Mémoire et cognition incarnée : comment le sens du monde se construit-il dans nos interactions avec l'environnement ?
Résumé
L’objectif de ce premier article est d’introduire l’approche de la cognition défendue dans ce numéro spécial, celle d’une cognition incarnée, enracinée dans les interactions qu’entretient le corps avec l’environnement, émergeant de ces mêmes interactions, et située car prenant naissance dans la situation présente, permettant ainsi un fonctionnement adapté « ici et maintenant ». Mais j’essaierai surtout de montrer que pour que cette incarnation soit possible et surtout adaptée, la cognition doit être avant tout mnésique, en ce sens qu’elle se sert des expériences passées de l’individu pour produire des comportements adaptés au présent et anticiper le futur.
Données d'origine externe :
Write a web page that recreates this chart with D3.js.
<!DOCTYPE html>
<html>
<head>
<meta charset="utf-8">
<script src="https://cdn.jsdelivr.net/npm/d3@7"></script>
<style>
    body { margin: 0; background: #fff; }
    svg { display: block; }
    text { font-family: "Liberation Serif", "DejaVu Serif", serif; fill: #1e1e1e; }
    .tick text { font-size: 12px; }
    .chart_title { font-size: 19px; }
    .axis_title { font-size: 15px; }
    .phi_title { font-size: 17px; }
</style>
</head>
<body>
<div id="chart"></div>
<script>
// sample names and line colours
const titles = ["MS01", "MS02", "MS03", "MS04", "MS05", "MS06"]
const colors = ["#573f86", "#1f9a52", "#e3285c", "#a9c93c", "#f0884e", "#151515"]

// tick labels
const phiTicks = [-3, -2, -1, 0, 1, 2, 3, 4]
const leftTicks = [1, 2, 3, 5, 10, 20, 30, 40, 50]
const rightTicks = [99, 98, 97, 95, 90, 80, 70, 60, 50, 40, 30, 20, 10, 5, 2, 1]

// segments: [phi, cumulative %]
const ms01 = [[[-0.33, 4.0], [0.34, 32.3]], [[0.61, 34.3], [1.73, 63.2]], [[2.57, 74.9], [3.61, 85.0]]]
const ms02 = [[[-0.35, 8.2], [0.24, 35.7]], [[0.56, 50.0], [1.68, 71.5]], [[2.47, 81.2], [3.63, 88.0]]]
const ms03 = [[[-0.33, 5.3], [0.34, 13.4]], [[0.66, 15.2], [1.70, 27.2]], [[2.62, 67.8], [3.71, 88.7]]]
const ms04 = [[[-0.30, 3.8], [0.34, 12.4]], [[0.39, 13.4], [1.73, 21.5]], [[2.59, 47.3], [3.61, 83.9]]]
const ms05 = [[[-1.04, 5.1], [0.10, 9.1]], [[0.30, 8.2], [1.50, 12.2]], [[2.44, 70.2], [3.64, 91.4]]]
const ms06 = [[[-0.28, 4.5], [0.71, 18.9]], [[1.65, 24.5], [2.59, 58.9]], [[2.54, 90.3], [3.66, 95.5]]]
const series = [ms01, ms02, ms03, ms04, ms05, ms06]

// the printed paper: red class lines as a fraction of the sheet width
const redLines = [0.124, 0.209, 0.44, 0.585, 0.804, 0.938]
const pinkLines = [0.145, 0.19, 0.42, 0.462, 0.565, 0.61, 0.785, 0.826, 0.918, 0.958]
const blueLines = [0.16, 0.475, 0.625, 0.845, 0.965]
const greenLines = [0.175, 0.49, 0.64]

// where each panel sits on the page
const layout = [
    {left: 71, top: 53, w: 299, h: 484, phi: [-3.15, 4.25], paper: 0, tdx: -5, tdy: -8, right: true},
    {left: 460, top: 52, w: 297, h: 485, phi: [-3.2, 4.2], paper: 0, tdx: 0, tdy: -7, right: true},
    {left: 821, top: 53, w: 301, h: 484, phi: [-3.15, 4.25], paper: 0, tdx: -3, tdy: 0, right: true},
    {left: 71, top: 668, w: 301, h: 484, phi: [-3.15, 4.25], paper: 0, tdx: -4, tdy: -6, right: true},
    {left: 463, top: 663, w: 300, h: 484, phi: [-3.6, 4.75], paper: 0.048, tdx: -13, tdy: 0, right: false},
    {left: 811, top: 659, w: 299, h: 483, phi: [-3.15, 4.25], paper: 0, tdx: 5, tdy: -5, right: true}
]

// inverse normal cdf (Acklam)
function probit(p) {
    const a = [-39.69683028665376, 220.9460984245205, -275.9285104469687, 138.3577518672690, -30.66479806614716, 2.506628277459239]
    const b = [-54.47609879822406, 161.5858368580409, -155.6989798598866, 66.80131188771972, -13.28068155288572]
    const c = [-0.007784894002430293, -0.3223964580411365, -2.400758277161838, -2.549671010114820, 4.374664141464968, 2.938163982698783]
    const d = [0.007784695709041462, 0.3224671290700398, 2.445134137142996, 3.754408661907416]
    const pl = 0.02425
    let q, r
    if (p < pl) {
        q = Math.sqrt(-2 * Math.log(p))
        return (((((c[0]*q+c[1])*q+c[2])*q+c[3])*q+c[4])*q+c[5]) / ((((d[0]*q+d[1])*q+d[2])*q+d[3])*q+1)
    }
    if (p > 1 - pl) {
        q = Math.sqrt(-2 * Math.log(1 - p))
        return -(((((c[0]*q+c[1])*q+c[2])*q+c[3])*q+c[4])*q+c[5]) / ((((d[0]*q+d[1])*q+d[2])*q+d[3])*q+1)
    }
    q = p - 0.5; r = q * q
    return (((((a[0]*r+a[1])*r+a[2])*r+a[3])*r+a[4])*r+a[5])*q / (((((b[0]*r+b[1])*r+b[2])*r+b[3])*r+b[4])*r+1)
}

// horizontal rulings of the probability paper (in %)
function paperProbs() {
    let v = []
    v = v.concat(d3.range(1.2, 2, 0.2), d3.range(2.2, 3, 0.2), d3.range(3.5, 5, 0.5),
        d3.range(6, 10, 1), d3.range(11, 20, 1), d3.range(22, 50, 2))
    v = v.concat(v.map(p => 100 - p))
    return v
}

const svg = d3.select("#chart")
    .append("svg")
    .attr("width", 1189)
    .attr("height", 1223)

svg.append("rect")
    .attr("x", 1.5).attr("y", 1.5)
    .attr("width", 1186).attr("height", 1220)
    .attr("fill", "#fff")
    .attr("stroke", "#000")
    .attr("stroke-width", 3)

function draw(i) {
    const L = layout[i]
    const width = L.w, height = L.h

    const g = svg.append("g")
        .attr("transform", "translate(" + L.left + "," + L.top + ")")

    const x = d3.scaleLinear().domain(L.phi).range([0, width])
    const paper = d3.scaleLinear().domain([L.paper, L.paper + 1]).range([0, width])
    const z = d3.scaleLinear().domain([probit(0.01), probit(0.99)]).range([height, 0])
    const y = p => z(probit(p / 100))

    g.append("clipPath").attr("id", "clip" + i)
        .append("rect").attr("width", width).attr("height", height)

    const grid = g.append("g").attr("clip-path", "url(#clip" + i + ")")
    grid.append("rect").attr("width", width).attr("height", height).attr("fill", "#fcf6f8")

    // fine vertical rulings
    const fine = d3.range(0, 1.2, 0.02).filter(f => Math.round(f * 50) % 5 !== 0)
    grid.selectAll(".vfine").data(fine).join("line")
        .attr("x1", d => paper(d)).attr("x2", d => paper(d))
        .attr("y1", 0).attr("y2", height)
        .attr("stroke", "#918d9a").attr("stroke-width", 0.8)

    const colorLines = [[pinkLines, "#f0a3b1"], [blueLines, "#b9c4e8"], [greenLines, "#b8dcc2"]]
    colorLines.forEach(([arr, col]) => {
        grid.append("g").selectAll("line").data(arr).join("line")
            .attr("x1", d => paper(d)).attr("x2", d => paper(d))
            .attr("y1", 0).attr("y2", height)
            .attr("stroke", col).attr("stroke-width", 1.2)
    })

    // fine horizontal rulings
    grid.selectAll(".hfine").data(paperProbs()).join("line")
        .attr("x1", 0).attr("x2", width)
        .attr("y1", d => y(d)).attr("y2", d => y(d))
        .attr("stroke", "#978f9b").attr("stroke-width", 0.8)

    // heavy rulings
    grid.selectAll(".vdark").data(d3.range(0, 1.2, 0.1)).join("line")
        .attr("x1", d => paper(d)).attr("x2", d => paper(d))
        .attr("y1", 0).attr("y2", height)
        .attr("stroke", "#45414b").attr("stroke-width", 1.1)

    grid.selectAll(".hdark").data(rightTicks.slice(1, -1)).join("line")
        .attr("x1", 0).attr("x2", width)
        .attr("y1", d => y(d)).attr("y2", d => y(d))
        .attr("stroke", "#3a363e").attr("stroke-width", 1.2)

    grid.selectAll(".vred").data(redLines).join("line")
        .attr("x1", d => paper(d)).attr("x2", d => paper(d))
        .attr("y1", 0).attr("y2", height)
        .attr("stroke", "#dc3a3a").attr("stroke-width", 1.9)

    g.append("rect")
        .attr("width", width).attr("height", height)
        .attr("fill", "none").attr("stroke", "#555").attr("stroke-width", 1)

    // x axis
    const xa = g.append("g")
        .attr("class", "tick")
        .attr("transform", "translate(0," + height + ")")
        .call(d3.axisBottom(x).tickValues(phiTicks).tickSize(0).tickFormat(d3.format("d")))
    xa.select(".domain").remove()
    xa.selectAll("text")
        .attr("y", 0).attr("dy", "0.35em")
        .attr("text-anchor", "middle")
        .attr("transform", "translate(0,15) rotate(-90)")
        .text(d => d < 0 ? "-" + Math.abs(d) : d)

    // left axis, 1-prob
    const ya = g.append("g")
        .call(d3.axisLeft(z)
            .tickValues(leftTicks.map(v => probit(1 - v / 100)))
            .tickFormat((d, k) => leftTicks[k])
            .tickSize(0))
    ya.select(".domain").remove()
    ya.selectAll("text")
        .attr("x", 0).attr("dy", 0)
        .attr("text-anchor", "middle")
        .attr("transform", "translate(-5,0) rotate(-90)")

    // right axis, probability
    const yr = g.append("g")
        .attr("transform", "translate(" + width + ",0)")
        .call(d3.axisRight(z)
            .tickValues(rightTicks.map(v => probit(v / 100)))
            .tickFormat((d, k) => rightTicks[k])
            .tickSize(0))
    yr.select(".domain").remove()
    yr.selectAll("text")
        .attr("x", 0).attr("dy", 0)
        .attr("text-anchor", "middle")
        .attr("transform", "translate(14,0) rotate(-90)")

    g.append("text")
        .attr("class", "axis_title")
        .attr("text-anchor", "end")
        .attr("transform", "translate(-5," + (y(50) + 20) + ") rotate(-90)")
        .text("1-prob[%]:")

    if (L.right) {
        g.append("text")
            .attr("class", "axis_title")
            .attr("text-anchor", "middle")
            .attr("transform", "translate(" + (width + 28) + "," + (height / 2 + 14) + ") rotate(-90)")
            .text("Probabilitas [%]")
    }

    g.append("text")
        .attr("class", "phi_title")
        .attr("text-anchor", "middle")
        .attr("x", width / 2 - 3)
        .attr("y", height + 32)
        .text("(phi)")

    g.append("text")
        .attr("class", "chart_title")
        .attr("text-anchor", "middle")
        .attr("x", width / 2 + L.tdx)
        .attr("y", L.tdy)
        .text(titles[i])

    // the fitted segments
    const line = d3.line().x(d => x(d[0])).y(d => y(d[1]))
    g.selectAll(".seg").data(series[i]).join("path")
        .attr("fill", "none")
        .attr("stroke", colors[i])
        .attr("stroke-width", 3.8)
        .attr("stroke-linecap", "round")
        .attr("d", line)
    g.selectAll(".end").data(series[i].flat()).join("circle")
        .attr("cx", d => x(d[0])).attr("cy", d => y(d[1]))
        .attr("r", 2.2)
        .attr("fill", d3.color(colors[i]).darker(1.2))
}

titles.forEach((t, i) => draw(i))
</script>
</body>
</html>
Cela suppose une mémoire capable de produire des états mentaux reflétant des expériences sensori-motrices passées spécifiques, et en même temps permettant l’émergence de connaissances générales sur le monde, mais néanmoins adaptées aux situations et buts spécifiques poursuivis. J’évoquerai pour cela l’idée d’une projection de la cognition dans notre espace-temps cognitif. Les états mentaux (perceptions, souvenirs, connaissances, ressentis, …), donnant du sens au monde, et plus largement la cognition, ne proviennent pas de l’activation de représentations préétablies, mais se construiraient dans l’instant présent via nos interactions corporelles avec l’environnement, à partir de la recréation ou simulation de nature sensori-motrice d’états antérieurs. Cet article se terminera par une évocation des mécanismes de régulation de la dynamique cognitive. Si la mémoire détermine les potentialités d’émergence du système cognitif, le caractère prédictif et incarné de la cognition permet d’envisager une autorégulation de cette dynamique en grande partie sous la dépendance de l’action et de l’émotion.